No pasó mucho tiempo cuando ya nos descubrimos bebiendo en una de las oficinas administrativas de un Colegio Particular, cuya propiedad le pertenece a “Noemí”, la combinación de Ron Pomalca y Coca Cola por dos tandas; la magia del dulce sabor hizo que nos transportáramos más allá de nuestra debilitada inmunidad para los efectos del alcohol y Eber, con su mano rebelde ante los impulsos eléctricos de su ebrio cerebro, estampara su firma sobre un par de sus libros tras ensayar sobre ellos algunas palabras como dedicatoria. El primero, a solicitud mía, lo hizo para una agraciada y encantadora mujer a quien tengo particular estimación, cariño y amor; los garabatos no los pude descifrar y pensé que no tenía autoridad para hacerlo, puesto que el libro y la dedicatoria eran ya de su propiedad. (La mañana siguiente no hice más que asomarme ante sus ojos, que aún se alegran cuando logran verme, para hacerle entrega de Las Almas También Penan Por Amor. Ella lo agradeció con una sonrisa y un aire de melancolía coronó su frente al sentir el final de mi fugaz presencia). El segundo, cuya dedicatoria tatuó con bastante respeto, lo hizo para el director de la Revista Cultural Kordillera, Omar Robles Torre, gran amigo y promotor cultural, cuya apreciación crítica va impresa en la solapa  posterior del libro y que, según el mismo autor, todavía no lo había entregado a él. No hubo necesidad de algún ministro de Dios para que fuera bendecido, pues las gotas oscuras sobre el escritorio hicieron su trabajo, mientras Eber, con su tembleque mano derecha, se esforzaba en plasmar sus mejores luces sobre las primeras páginas del libro. Cuando hubo terminado eché los dos volúmenes a la mochila que llevaba conmigo, con el compromiso de que a la mañana siguiente vería el medio y la forma de cómo hacerle llegar el encargo al amigo Omar. (Un buen tiempo atrás, cuando Omar supo que su permanencia en Huaraz se veía trabada como consecuencia de la responsabilidad laboral que asumía en una radio emisora de Huari, dijo que si hubiera la necesidad de hacerle llegar algún encargo lo dejara en la Cebichería “El Pez Vivo”. A eso del medio día cumplía el encargo; sin embargo, con particular amabilidad, dijeron que en estos días la posibilidad de enviarle algún paquete no era factible puesto que él estaría el domingo en Huaraz. Entonces, sólo quedó razón para agradecer a la dulce mujer que recibió el encargo y abandonar el lugar).

Así pasó el tiempo, de sorbo en sorbo, ensayando, absolutamente todos, ademanes propios de la embriaguez.

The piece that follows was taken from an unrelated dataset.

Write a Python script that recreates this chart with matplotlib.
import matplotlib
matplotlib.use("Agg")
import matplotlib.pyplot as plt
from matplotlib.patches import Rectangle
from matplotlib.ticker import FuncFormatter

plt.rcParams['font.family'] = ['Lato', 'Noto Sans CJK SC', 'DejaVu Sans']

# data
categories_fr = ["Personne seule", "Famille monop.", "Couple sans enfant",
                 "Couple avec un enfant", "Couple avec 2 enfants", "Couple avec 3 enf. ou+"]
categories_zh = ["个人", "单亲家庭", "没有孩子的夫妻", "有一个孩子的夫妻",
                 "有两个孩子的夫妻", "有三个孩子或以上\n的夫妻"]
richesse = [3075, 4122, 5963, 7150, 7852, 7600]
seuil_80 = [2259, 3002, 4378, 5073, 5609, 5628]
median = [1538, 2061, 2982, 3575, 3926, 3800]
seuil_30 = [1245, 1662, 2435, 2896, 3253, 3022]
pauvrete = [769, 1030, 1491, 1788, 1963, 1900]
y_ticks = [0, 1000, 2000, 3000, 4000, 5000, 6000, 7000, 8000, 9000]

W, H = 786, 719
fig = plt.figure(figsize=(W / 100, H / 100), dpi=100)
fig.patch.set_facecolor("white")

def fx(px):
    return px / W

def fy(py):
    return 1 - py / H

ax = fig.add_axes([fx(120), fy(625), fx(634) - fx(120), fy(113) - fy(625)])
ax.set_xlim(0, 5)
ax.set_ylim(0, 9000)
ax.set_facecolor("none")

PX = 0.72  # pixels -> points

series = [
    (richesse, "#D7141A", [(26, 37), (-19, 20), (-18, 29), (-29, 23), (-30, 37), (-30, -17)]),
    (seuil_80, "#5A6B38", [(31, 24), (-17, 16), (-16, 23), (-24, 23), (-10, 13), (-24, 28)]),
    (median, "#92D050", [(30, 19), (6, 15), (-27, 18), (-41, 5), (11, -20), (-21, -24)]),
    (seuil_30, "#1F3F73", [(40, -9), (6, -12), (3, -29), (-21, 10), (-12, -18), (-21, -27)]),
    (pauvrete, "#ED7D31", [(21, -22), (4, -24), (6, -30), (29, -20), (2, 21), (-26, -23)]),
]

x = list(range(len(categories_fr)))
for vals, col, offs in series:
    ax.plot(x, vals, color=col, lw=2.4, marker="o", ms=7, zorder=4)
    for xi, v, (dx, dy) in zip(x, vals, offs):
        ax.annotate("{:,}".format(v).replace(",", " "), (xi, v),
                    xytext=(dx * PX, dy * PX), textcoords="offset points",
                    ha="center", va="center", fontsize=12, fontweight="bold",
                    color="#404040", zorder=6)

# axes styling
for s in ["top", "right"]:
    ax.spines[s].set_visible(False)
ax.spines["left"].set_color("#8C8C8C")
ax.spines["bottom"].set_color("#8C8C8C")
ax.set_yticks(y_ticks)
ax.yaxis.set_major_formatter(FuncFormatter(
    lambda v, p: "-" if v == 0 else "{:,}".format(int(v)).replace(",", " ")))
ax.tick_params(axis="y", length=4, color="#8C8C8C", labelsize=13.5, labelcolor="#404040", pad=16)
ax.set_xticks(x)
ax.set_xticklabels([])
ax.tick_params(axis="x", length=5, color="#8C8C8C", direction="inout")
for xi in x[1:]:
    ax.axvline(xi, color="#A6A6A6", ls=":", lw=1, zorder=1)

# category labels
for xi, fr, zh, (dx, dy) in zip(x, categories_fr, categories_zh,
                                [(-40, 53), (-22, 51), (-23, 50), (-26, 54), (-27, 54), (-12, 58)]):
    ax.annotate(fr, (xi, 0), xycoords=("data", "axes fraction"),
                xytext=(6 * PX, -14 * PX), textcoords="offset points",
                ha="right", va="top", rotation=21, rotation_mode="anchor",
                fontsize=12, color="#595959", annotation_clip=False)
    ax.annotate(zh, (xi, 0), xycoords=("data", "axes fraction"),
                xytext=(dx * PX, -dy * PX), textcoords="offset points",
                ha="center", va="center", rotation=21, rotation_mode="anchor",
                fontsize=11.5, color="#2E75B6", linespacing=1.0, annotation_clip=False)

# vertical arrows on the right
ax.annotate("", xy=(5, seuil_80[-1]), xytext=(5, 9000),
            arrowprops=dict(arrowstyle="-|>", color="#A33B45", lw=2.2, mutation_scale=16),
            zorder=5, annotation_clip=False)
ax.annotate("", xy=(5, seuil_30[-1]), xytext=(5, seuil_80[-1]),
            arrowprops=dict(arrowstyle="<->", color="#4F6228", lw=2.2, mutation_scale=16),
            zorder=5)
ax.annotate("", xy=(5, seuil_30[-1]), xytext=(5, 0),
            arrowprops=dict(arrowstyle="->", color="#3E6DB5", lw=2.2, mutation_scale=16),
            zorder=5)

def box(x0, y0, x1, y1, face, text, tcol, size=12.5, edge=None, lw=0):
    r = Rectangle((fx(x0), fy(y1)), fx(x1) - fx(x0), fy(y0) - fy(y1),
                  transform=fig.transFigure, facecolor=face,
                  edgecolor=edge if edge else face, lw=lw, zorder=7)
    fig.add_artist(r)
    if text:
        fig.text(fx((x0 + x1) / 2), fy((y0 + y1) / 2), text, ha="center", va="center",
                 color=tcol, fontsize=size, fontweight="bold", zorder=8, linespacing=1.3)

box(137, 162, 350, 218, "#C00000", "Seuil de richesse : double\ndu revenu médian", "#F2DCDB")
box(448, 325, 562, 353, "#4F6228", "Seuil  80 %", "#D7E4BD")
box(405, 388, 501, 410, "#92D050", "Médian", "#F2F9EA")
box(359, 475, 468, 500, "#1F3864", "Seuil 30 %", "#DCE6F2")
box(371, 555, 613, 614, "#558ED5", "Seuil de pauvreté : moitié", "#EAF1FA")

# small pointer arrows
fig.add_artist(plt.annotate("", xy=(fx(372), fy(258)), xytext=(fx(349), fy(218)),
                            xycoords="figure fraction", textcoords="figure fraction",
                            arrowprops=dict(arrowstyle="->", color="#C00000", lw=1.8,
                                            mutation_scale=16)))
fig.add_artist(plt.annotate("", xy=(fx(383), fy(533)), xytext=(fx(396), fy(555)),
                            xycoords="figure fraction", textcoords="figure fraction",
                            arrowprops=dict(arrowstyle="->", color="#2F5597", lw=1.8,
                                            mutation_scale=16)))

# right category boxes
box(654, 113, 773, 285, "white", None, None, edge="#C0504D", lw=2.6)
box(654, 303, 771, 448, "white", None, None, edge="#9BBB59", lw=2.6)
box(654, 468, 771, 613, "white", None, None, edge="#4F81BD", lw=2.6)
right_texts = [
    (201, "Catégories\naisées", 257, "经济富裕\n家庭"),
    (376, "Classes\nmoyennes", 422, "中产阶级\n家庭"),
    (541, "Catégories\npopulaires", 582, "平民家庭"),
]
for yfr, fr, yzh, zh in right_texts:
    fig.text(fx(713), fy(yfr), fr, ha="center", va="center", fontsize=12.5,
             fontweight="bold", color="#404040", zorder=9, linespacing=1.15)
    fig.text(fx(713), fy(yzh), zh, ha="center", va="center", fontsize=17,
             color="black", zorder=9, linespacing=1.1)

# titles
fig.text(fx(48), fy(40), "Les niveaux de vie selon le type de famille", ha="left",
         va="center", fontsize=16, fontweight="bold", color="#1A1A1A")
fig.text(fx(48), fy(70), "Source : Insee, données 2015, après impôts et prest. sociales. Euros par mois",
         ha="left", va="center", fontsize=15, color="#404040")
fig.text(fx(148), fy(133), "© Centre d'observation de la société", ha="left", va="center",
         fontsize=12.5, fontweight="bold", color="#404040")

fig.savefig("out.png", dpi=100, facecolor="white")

Cuando las excitaciones producidas por el licor llegaron a su cúspide, comprendimos, junto con Eber, la imperiosa necesidad de abandonar el recinto, y así fue; lo hicimos por la puerta falsa que nunca nos abrieron, entre tropiezos, caídas y magulladuras de pies y manos, con el consentimiento de una señora que osó castigarnos comprendiéndonos y autorizándonos a trepar un cerco de piedras mal apiladas. La puerta principal estaba con seguros.

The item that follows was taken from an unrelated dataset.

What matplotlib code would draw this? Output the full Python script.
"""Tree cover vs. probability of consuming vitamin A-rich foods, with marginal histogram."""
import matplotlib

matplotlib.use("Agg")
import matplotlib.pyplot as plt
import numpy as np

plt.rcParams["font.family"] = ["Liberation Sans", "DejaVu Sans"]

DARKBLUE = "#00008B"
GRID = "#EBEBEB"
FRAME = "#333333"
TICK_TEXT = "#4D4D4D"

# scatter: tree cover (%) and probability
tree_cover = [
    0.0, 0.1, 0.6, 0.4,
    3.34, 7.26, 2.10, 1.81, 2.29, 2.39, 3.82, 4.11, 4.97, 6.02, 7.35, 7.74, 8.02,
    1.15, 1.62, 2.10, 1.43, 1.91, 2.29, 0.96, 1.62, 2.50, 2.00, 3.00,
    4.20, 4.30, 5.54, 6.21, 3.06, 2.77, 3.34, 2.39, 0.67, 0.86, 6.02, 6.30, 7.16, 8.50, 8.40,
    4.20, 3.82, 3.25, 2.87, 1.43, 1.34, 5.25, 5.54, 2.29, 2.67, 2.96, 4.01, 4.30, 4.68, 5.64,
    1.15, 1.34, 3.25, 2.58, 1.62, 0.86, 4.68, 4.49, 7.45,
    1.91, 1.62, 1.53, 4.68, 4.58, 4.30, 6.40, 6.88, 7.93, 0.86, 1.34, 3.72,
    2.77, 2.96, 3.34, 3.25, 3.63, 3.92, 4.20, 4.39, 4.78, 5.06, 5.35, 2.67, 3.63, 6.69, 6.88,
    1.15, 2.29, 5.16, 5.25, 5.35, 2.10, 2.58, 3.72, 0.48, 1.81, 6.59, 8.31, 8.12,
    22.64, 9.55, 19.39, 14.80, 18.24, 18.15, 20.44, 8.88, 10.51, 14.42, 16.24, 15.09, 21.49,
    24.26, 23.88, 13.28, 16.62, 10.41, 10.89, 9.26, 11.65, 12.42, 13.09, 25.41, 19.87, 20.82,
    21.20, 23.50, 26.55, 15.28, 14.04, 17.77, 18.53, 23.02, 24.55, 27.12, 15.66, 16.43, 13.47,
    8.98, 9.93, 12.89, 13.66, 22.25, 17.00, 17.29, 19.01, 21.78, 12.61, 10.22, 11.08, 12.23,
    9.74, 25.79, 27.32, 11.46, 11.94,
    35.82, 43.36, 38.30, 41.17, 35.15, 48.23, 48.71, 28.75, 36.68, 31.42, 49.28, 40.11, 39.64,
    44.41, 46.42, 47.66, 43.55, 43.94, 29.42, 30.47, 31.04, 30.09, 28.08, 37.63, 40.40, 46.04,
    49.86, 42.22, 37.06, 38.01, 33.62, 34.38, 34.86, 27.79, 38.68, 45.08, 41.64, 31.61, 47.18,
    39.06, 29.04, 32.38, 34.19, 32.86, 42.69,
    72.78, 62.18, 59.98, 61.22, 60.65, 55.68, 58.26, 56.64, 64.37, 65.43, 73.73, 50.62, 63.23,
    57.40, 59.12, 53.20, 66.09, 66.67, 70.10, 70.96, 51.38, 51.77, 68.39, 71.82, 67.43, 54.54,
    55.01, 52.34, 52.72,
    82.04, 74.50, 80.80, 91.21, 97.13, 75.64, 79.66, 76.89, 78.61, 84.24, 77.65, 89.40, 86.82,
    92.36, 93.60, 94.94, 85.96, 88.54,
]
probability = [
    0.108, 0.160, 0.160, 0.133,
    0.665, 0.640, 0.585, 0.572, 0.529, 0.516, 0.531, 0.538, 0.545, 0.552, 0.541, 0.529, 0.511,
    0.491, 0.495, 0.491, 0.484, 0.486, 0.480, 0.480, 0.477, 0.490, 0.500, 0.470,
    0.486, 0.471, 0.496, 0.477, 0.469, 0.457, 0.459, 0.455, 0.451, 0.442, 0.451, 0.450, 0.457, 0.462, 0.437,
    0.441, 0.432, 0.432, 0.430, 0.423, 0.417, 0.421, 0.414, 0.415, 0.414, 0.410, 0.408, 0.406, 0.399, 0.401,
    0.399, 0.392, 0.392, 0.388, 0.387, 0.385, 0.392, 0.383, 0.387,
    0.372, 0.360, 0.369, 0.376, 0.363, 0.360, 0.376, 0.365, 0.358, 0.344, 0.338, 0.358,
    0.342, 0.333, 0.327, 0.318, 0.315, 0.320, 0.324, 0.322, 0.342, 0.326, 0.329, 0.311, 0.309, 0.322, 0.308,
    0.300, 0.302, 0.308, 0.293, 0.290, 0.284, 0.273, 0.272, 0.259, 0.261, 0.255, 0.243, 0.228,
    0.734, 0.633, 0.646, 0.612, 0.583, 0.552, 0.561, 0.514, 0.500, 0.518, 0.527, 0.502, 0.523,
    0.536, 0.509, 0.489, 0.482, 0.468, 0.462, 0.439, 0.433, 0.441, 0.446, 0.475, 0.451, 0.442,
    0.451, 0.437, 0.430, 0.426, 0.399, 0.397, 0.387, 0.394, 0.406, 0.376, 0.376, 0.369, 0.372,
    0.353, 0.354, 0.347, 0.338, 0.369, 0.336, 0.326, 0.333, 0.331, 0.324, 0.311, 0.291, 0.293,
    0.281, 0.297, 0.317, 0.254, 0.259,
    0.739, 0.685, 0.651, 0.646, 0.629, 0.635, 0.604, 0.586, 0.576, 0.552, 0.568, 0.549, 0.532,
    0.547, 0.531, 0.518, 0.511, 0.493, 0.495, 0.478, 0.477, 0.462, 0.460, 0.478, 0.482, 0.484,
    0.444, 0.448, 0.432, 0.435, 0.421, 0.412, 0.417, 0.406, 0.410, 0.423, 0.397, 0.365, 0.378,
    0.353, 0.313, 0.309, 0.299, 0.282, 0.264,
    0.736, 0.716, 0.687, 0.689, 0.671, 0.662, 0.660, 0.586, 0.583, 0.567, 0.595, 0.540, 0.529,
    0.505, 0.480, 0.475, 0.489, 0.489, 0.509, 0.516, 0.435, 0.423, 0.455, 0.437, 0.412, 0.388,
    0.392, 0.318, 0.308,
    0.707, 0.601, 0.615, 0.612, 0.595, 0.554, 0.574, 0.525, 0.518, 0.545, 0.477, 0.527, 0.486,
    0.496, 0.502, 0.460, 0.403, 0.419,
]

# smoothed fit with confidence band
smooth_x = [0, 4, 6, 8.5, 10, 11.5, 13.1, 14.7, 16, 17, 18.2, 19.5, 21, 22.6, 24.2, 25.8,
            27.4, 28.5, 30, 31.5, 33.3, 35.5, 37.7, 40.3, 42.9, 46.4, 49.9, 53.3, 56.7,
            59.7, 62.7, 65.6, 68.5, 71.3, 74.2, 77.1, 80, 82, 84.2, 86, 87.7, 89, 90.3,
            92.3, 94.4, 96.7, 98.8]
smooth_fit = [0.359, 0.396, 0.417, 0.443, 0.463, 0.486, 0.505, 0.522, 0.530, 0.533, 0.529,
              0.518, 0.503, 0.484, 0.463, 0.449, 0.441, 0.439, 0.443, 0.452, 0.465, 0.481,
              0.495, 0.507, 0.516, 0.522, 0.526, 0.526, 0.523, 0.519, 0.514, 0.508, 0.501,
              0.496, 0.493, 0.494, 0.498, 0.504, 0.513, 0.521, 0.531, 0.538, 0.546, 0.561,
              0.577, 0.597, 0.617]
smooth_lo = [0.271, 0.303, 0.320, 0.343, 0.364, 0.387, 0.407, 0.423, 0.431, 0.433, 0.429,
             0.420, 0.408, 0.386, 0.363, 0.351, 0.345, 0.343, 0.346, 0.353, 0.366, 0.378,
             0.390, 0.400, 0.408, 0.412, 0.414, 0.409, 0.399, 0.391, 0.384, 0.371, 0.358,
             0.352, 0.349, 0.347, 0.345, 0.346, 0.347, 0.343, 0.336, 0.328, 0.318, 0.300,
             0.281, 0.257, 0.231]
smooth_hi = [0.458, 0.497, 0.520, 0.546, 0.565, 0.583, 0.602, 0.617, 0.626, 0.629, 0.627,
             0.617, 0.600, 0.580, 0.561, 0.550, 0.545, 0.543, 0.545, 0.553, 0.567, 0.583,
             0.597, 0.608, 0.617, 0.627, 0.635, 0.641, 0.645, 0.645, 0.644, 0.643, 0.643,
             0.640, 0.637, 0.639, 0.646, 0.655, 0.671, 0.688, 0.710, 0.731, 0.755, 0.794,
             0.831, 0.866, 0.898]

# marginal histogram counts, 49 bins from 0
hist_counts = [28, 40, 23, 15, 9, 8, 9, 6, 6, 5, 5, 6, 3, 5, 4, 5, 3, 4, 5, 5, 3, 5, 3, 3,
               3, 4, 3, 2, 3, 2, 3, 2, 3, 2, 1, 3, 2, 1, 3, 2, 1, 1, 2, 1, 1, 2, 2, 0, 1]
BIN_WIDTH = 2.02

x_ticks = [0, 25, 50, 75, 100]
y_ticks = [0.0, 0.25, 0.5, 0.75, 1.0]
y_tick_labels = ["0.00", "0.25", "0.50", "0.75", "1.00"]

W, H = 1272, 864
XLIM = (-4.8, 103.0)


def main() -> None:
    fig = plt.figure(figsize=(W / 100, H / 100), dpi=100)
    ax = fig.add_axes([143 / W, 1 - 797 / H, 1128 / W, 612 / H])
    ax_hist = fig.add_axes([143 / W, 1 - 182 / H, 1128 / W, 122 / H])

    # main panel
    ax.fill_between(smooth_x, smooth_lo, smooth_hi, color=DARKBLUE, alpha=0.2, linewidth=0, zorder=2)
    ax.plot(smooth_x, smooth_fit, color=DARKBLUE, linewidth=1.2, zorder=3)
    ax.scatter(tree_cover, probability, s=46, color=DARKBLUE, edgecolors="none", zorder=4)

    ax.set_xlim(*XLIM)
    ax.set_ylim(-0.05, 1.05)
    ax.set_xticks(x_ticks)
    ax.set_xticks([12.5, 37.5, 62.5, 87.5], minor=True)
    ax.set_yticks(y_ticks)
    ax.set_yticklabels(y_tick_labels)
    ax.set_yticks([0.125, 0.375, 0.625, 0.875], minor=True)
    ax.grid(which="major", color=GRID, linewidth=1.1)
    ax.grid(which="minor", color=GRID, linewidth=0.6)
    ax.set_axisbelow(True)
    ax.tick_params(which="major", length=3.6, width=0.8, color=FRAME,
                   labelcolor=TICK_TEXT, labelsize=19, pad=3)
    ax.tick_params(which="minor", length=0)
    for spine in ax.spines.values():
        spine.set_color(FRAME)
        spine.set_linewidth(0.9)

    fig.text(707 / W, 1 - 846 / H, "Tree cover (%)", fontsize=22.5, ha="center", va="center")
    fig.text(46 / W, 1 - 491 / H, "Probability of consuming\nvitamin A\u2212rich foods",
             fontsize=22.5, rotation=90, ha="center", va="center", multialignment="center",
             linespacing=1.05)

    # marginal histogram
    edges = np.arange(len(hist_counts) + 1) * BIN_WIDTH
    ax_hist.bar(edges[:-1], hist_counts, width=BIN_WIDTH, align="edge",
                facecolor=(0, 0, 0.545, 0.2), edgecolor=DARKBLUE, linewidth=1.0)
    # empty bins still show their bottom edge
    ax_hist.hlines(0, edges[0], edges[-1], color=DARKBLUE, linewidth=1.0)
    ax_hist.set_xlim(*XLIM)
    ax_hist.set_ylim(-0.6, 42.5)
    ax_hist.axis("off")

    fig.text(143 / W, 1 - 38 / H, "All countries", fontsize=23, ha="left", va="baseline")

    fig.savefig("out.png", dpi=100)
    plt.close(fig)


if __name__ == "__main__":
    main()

Y al fin ya murmurábamos en un taxi que rodaba con destino a Shancayán, hasta el paradero de la Línea 12 del transporte público, por donde es la casa de Eber Zorrilla, a la que llegamos con la finalidad de entregarnos a los efectos del sueño. El padre de Las Almas También Penan Por Amor terminó desmoronándose sobre su cama.  Yo emprendí el camino a casa, a la cama mía. Era más de media noche y empecé a caminar guiado sólo por el instinto...

“Creo que todos quienes se dedican a cultivar las letras andan siempre entregados al agridulce sabor de la bohemia y el ensueño”, fue la frase que mejor retuve de Eber cuando conversamos un día después de todo lo sucedido, refunfuñándose para que deje de beber ya.